## [Dataset records]
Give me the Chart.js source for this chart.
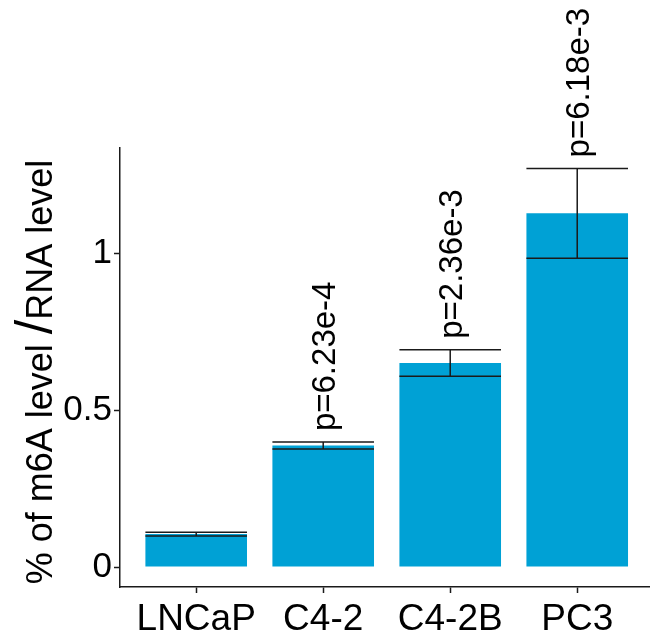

* * *

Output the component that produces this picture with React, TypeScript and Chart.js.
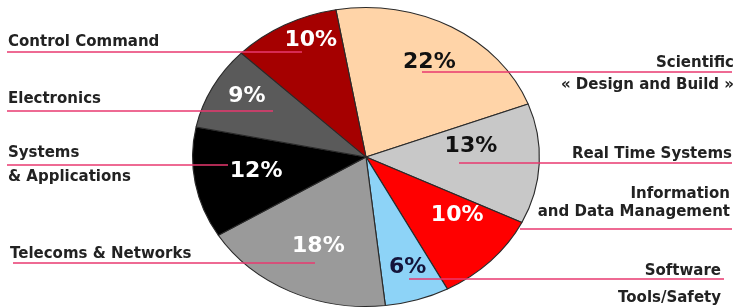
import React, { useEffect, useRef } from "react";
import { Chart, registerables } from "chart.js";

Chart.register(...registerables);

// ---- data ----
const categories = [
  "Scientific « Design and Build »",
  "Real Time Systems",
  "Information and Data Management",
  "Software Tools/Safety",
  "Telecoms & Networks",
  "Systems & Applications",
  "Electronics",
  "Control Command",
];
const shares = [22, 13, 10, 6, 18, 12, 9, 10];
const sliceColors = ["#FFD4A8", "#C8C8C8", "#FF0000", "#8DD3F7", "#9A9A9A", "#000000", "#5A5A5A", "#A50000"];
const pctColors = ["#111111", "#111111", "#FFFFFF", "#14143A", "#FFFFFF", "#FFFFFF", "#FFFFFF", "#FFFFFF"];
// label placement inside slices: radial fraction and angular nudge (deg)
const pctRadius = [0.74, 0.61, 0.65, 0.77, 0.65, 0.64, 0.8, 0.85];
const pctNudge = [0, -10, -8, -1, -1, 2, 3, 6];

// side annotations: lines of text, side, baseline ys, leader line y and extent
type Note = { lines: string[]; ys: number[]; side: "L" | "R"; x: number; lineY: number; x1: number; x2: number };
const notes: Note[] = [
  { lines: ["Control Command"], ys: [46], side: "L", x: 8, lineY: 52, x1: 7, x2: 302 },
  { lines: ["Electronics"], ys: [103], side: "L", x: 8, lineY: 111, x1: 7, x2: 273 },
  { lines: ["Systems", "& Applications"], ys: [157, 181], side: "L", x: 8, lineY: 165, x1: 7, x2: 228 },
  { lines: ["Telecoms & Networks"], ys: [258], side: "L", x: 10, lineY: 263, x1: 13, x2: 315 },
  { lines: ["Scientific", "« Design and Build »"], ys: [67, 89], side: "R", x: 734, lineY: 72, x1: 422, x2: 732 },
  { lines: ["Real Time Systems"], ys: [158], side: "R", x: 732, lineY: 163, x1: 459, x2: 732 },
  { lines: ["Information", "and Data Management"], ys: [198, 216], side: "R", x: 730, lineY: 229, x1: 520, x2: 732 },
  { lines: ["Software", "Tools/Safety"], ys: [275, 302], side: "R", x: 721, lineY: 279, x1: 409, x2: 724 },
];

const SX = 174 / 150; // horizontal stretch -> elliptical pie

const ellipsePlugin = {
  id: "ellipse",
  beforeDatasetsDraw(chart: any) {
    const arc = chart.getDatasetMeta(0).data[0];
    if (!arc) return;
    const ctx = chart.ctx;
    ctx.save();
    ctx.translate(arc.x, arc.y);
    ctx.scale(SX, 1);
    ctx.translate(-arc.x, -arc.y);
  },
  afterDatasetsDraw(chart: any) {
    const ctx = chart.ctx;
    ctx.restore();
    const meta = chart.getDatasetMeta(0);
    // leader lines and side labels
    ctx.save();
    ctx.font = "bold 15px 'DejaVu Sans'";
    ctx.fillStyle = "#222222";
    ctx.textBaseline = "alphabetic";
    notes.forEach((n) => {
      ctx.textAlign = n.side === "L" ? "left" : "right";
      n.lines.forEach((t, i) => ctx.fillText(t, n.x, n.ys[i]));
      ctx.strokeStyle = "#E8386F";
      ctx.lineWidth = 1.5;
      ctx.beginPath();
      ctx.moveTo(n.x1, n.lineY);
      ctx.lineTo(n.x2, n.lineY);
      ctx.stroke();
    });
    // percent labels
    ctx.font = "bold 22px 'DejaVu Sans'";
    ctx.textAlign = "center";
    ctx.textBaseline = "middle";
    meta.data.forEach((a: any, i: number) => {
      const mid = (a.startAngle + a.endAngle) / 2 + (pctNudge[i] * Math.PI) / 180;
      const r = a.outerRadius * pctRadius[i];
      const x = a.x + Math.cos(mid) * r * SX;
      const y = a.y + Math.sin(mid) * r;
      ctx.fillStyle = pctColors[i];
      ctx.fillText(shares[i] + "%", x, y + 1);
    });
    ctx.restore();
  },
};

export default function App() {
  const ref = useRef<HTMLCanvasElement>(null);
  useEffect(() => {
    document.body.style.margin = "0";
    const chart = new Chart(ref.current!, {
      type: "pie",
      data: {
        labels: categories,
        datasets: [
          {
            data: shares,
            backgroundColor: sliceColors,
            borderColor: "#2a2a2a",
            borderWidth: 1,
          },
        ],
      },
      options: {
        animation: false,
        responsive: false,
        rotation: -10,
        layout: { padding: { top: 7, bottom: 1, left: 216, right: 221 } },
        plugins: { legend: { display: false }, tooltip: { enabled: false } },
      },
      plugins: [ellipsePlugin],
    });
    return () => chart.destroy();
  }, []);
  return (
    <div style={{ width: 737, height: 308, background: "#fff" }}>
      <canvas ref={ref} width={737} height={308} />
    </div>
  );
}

==

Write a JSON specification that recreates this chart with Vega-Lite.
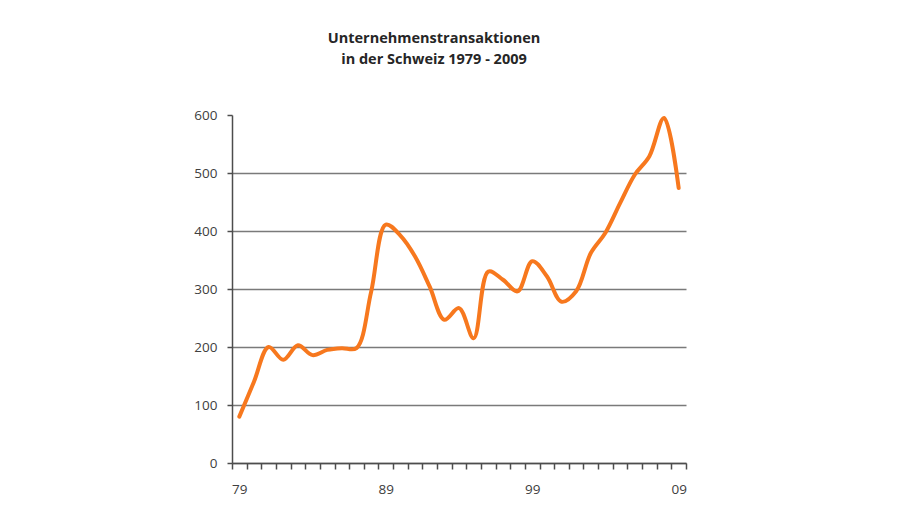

## [Prompt]
Keep to the stretch from the line containing "Output the component" through the line containing "Chart.register(...registerables);", both ends included, and copy it exactly from the listing above, minus the pictures.

## [Task solution]
Output the component that produces this picture with React, TypeScript and Chart.js.
import React, { useEffect, useRef } from "react";
import { Chart, registerables } from "chart.js";

Chart.register(...registerables);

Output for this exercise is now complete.